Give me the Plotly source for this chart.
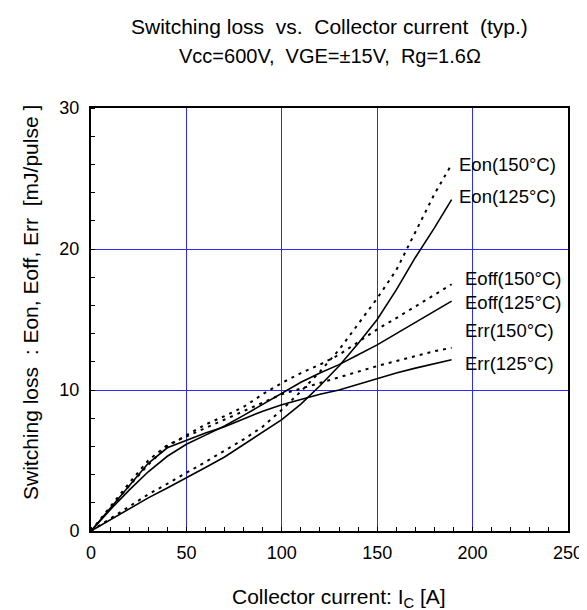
import plotly.graph_objects as go

# Collector current [A]
ic = [0, 10, 20, 30, 40, 50, 60, 70, 80, 90, 100, 110, 120, 130, 140, 150, 160, 170, 180, 189]

eon_150 = [0, 0.85, 1.7, 2.6, 3.35, 4.1, 4.9, 5.7, 6.5, 7.4, 8.6, 9.9, 11.3, 12.85, 14.65, 16.5, 18.5, 21.2, 23.9, 26.0]
eon_125 = [0, 0.8, 1.6, 2.35, 3.05, 3.75, 4.5, 5.25, 6.15, 7.0, 7.9, 9.0, 10.3, 11.7, 13.3, 15.0, 17.1, 19.4, 21.5, 23.5]
eoff_150 = [0, 1.6, 3.2, 4.7, 6.0, 6.8, 7.55, 8.15, 8.8, 9.7, 10.5, 11.2, 11.8, 12.5, 13.4, 14.3, 15.1, 15.9, 16.75, 17.5]
eoff_125 = [0, 1.5, 2.9, 4.2, 5.3, 6.15, 6.8, 7.45, 8.2, 9.0, 9.8, 10.55, 11.2, 11.8, 12.5, 13.2, 14.0, 14.8, 15.6, 16.3]
err_150 = [0, 1.7, 3.4, 5.0, 6.1, 6.7, 7.3, 7.9, 8.5, 9.1, 9.7, 10.1, 10.5, 10.95, 11.3, 11.7, 12.05, 12.4, 12.75, 13.0]
err_125 = [0, 1.6, 3.2, 4.8, 5.9, 6.45, 6.95, 7.4, 7.95, 8.5, 8.96, 9.35, 9.7, 10.0, 10.4, 10.85, 11.2, 11.55, 11.85, 12.15]

labels = ["Eon(150°C)", "Eon(125°C)", "Eoff(150°C)", "Eoff(125°C)", "Err(150°C)", "Err(125°C)"]
label_y = [26.0, 23.7, 17.9, 16.2, 14.2, 11.9]
label_x = [192, 192, 195, 195, 195, 195]

x_ticks = [0, 50, 100, 150, 200, 250]
y_ticks = [0, 10, 20, 30]

series = [eon_150, eon_125, eoff_150, eoff_125, err_150, err_125]
dashed = [True, False, True, False, True, False]

FONT = "Liberation Sans, Arial, sans-serif"
NB = "\u00a0"
fig = go.Figure()
for ys, d in zip(series, dashed):
    fig.add_trace(go.Scatter(
        x=ic, y=ys, mode="lines",
        line=dict(color="black", width=2 if d else 1.6, dash="3px,5px" if d else "solid"),
        showlegend=False, hoverinfo="skip"))

for t, xx, yy in zip(labels, label_x, label_y):
    fig.add_annotation(x=xx, y=yy, text=t, xref="x", yref="y", showarrow=False,
                       xanchor="left", yanchor="middle",
                       font=dict(family=FONT, size=18.5, color="black"))

fig.update_layout(
    width=587, height=610,
    margin=dict(l=83, r=17, t=100, b=87),
    paper_bgcolor="white", plot_bgcolor="white",
    font=dict(family=FONT, size=18, color="black"),
    xaxis=dict(range=[0, 250], tickvals=x_ticks, ticks="",
               showgrid=True, gridcolor="#2a2aff", gridwidth=1,
               showline=True, linecolor="black", linewidth=2, mirror=True,
               zeroline=False, ticklabelstandoff=4,
               minor=dict(dtick=10, ticks="inside", ticklen=4, tickcolor="black", showgrid=False)),
    yaxis=dict(range=[0, 30], tickvals=y_ticks, ticks="",
               showgrid=True, gridcolor="#2a2aff", gridwidth=1,
               showline=True, linecolor="black", linewidth=2, mirror=True,
               zeroline=False, ticklabelstandoff=6,
               minor=dict(dtick=2, ticks="inside", ticklen=4, tickcolor="black", showgrid=False)),
)

# titles
fig.add_annotation(text=f"Switching loss{NB}{NB}vs.{NB}{NB}Collector current{NB}{NB}(typ.)",
                   xref="paper", yref="paper", x=0.5, y=1, yanchor="middle", yshift=82,
                   showarrow=False, font=dict(family=FONT, size=21, color="black"))
fig.add_annotation(text=f"Vcc=600V,{NB}{NB}VGE=±15V,{NB}{NB}Rg=1.6Ω",
                   xref="paper", yref="paper", x=0.5, y=1, yanchor="middle", yshift=52,
                   showarrow=False, font=dict(family=FONT, size=20, color="black"))
# axis titles
fig.add_annotation(text="Collector current: I<sub>C</sub> [A]",
                   xref="paper", yref="paper", x=0.52, y=0, yanchor="middle", yshift=-67,
                   showarrow=False, font=dict(family=FONT, size=21, color="black"))
fig.add_annotation(text=f"Switching loss{NB}{NB}: Eon, Eoff, Err{NB}{NB}[mJ/pulse ]",
                   xref="paper", yref="paper", x=0, y=0.539, xanchor="center", yanchor="middle",
                   xshift=-61, textangle=-90,
                   showarrow=False, font=dict(family=FONT, size=21, color="black"))

fig.write_html("out.html")
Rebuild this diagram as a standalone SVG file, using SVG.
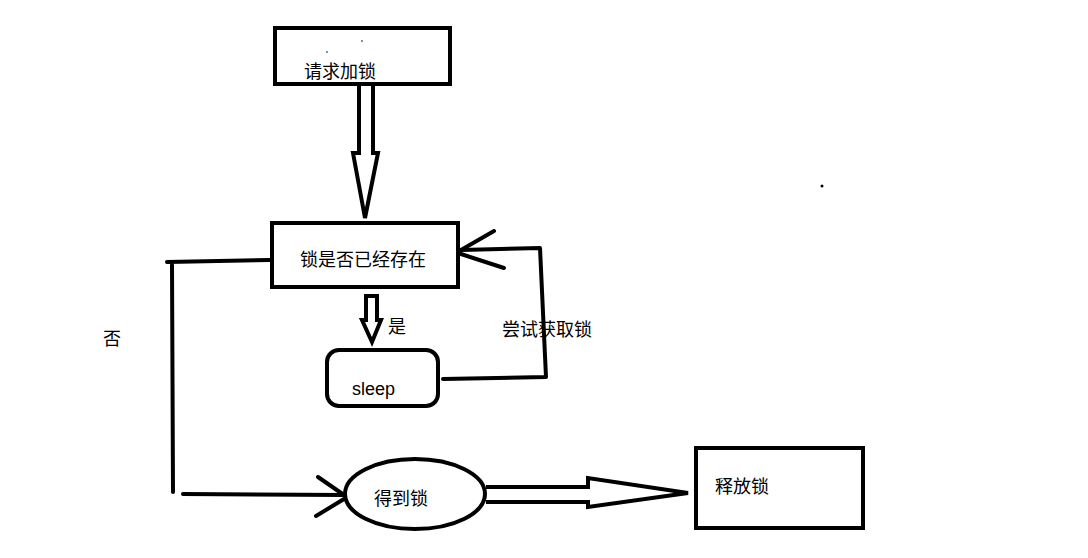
<svg xmlns="http://www.w3.org/2000/svg" width="1088" height="558" viewBox="0 0 1088 558">
<style>
.box{fill:#fff;stroke:#000;stroke-width:4}
.ln{fill:none;stroke:#000;stroke-width:4;stroke-linecap:round;stroke-linejoin:round}
.hol{fill:#fff;stroke:#000;stroke-width:4;stroke-linejoin:miter}
.t{font-family:"Noto Sans CJK SC","Liberation Sans",sans-serif;font-size:18px;fill:#000}
.s{font-family:"Liberation Sans",sans-serif;font-size:18px;fill:#000}
</style>
<rect width="1088" height="558" fill="#fff"/>
<g id="connectors">
  <path class="hol" d="M359,84 L359,153 L353,153 L365,218 L378,153 L373,153 L373,84"/>
  <path class="hol" d="M366,296 L366,320 L362,320 L372,342 L381,320 L377,320 L377,296 Z"/>
  <path class="ln" d="M167,262 L270,260"/>
  <path class="ln" d="M172,265 L173,492"/>
  <path class="ln" d="M183,494 L345,495"/>
  <path class="ln" d="M318,477 L344,495 M316,516 L344,499"/>
  <path class="ln" d="M443,379 L546,377 L540,248 L461,250"/>
  <path class="ln" d="M461,250 L494,231 M461,254 L504,268"/>
  <path class="hol" d="M486,487 L588,487 L588,478 L688,493 L588,507 L588,502 L486,502"/>
</g>
<g id="n1">
  <rect class="box" x="275" y="28" width="175" height="56"/>
  <text class="t" x="304" y="78">请求加锁</text>
</g>
<g id="n2">
  <rect class="box" x="272" y="223" width="186" height="64"/>
  <text class="t" x="300" y="266">锁是否已经存在</text>
</g>
<g id="n3">
  <rect class="box" x="327" y="350" width="111" height="56" rx="12" ry="12"/>
  <text class="s" x="352" y="395">sleep</text>
</g>
<g id="n4">
  <ellipse class="box" cx="415" cy="494" rx="70" ry="35"/>
  <text class="t" x="374" y="505">得到锁</text>
</g>
<g id="n5">
  <rect class="box" x="696" y="448" width="167" height="80"/>
  <text class="t" x="715" y="493">释放锁</text>
</g>
<g id="labels">
  <text class="t" x="388" y="333">是</text>
  <text class="t" x="502" y="336">尝试获取锁</text>
  <text class="t" x="103" y="345">否</text>
</g>
<g id="marks">
  <circle cx="822" cy="186" r="1.5" fill="#000"/>
  <circle cx="362" cy="41" r="0.8" fill="#000"/>
  <circle cx="327" cy="52" r="0.8" fill="#000"/>
</g>
</svg>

* **Problem statement**:
Begin at the first line of the data above and repeat each line exactly, stopping after the line containing "170, 180, 189]". Omit the pictures.

* **Output below**:
Give me the Plotly source for this chart.
import plotly.graph_objects as go

# Collector current [A]
ic = [0, 10, 20, 30, 40, 50, 60, 70, 80, 90, 100, 110, 120, 130, 140, 150, 160, 170, 180, 189]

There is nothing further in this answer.